King Abdullah of Saudi Arabia died Thursday of natural causes at age 90, leaving in place what appears to be a well-laid succession plan that U.S. analysts hope will assure continued stable relations between Washington and the oil-rich country that dominates most of the peninsula.
Unfortunately, in neighboring Yemen, the government of U.S. ally President Abdel Rabbo Mansour Hadi also died Thursday, leaving nothing but the prospect of a failed state and increased sway for Iran-backed Houthi rebels and a powerful and dangerous branch of al Qaeda.
On balance, the bad news outweighs the good.
Abdullah’s successor, Crown Prince Salman, is an established figure in U.S.-Saudi affairs, with a history of collaboration on national security matters dating to his fundraising for the Afghan Mujahedeen during their war against the Soviets in the 1980s, says Bruce Reidel of the Brookings Institution. One of Salman’s sons, Reidel reports, “led the first RSAF mission against Islamic State targets in Syria last year.”
But while oil futures soared on the news of Abdullah’s death as traders worried about potential instability in Saudi Arabia, former U.S. officials viewed the collapse of central governing authority in Yemen as the real cause for concern. “Rule number one of contemporary national security policy is allow the emergence of no new failed states,” says former State Department Coordinator for Counterterrorism, Amb. Daniel Benjamin.
The power vacuum is most worrying because it imperils U.S. intelligence and counterterrorism operations against one of the few al Qaeda off shoots that retains the U.S. as its primary target. Al Qaeda in the Arabian Peninsula (AQAP) has a talented bomb-maker in its upper ranks, a Saudi fugitive named Ibrahim al Asiri. U.S. officials believe al Asiri is behind several near-miss attempts to bring down Western airliners, at least one of which was foiled by a Saudi double agent who had penetrated the group.

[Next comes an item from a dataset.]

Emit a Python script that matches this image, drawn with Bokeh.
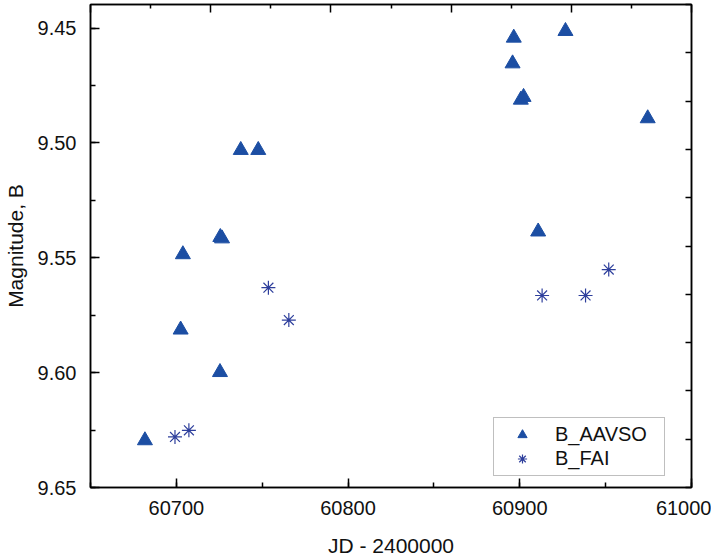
from bokeh.plotting import figure
from bokeh.models import (Range1d, LinearAxis, SingleIntervalTicker, FixedTicker,
                          PrintfTickFormatter, Legend, LegendItem, ColumnDataSource)
from bokeh.embed import file_html
from bokeh.resources import INLINE

# ---- data ----
aavso_jd = [60681.7, 60702.5, 60703.8, 60725.4, 60725.6, 60726.6, 60737.5, 60747.7,
            60895.8, 60896.5, 60900.6, 60902.2, 60910.7, 60926.6, 60974.5]
aavso_mag = [9.6295, 9.5813, 9.5485, 9.5998, 9.5410, 9.5416, 9.5031, 9.5031,
             9.4654, 9.4542, 9.4812, 9.4800, 9.5386, 9.4513, 9.4893]
fai_jd = [60699.2, 60707.3, 60753.6, 60765.5, 60913.0, 60938.3, 60951.8]
fai_mag = [9.6280, 9.6251, 9.5630, 9.5771, 9.5664, 9.5664, 9.5551]

series_names = ["B_AAVSO", "B_FAI"]
x_title = "JD - 2400000"
y_title = "Magnitude, B"

FONT = "Liberation Sans"

p = figure(frame_width=601, frame_height=483,
           x_range=Range1d(60650, 61000), y_range=Range1d(9.65, 9.4397),
           output_backend="svg", toolbar_location=None,
           min_border_left=87, min_border_right=20, min_border_top=4, min_border_bottom=62,
           x_axis_location=None, y_axis_location=None)
p.background_fill_color = "white"
p.border_fill_color = "white"
p.outline_line_color = "black"
p.outline_line_width = 1.5
p.xgrid.visible = False
p.ygrid.visible = False

# bottom axis
xa = LinearAxis(ticker=SingleIntervalTicker(interval=100, num_minor_ticks=2),
                axis_label=x_title)
# left axis
ya = LinearAxis(ticker=SingleIntervalTicker(interval=0.05, num_minor_ticks=2),
                formatter=PrintfTickFormatter(format="%.2f"), axis_label=y_title)
for ax in (xa, ya):
    ax.axis_line_color = "black"
    ax.axis_line_width = 1.5
    ax.major_tick_in = 9
    ax.major_tick_out = 0
    ax.minor_tick_in = 5
    ax.minor_tick_out = 0
    ax.major_tick_line_width = 1.5
    ax.minor_tick_line_width = 1.5
    ax.major_tick_line_color = "black"
    ax.minor_tick_line_color = "black"
    ax.major_label_text_font = FONT
    ax.major_label_text_font_size = "20px"
    ax.major_label_text_color = "#111111"
    ax.axis_label_text_font = FONT
    ax.axis_label_text_font_size = "21px"
    ax.axis_label_text_font_style = "normal"
    ax.axis_label_text_color = "#111111"
xa.major_label_standoff = 13
xa.axis_label_standoff = 16
ya.major_label_standoff = 14
ya.axis_label_standoff = 8
p.add_layout(xa, "below")
p.add_layout(ya, "left")

# mirrored frame ticks (top and right), no labels
p.extra_x_ranges = {"top": Range1d(0, 10)}
p.extra_y_ranges = {"right": Range1d(0, 10)}
ta = LinearAxis(x_range_name="top",
                ticker=FixedTicker(ticks=[0, 2, 4, 6, 8, 10], minor_ticks=[1, 3, 5, 7, 9]))
ra = LinearAxis(y_range_name="right",
                ticker=FixedTicker(ticks=list(range(0, 11)), minor_ticks=[]))
for ax in (ta, ra):
    ax.axis_line_color = "black"
    ax.axis_line_width = 1.5
    ax.major_tick_out = 0
    ax.minor_tick_out = 0
    ax.major_tick_line_width = 1.5
    ax.minor_tick_line_width = 1.5
    ax.major_label_text_font_size = "0px"
    ax.major_label_standoff = 0
    ax.major_label_text_alpha = 0
ta.major_tick_in = 8
ta.minor_tick_in = 4
ra.major_tick_in = 6
ra.minor_tick_in = 0
p.add_layout(ta, "above")
p.add_layout(ra, "right")

src_a = ColumnDataSource(dict(x=aavso_jd, y=aavso_mag))
src_f = ColumnDataSource(dict(x=fai_jd, y=fai_mag))
r_a = p.scatter("x", "y", source=src_a, marker="triangle", size=15,
                fill_color="#1c4ea3", line_color="#1c4ea3", line_width=1)
r_f = p.scatter("x", "y", source=src_f, marker="asterisk", size=14,
                line_color="#2e3f9c", line_width=1.2)

legend = Legend(items=[LegendItem(label=series_names[0], renderers=[r_a]),
                       LegendItem(label=series_names[1], renderers=[r_f])],
                location=(403, 11))
legend.border_line_color = "#7f7f7f"
legend.border_line_width = 1
legend.background_fill_color = "white"
legend.background_fill_alpha = 1
legend.padding = 5
legend.spacing = 1
legend.margin = 0
legend.glyph_width = 46
legend.glyph_height = 23
legend.label_height = 23
legend.label_width = 104
legend.label_standoff = 10
legend.label_text_font = FONT
legend.label_text_font_size = "20px"
legend.label_text_color = "#111111"
p.add_layout(legend)

open("out.html", "w").write(file_html(p, INLINE))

The Houthis are only a threat to the U.S. insofar as they appear to have effected the ouster of the U.S.-backed Hadi and left a collapsed state in his wake. “We were banking on a guy who was very pro-American, but had far less support in his country than we thought,” says Whitley Bruner, a former CIA Baghdad station chief who previously served in Yemen and has worked as a security consultant there in recent years.
The Saudis dislike both the Houthis and AQAP, which dispatched al Asiri’s brother in a suicide attack that nearly killed the Saudi Interior Minister in 2009. But the kingdom has little chance of putting its neighbor back together again: with Yemen’s history of sectarian, tribal and ideological violence, “it’s going to get worse,” says Bruner. AFP reported late Thursday that “four provinces of Yemen’s formerly independent south, including its main city Aden, say they will defy all military orders from Sanaa” now that the capital has fallen to the Houthis.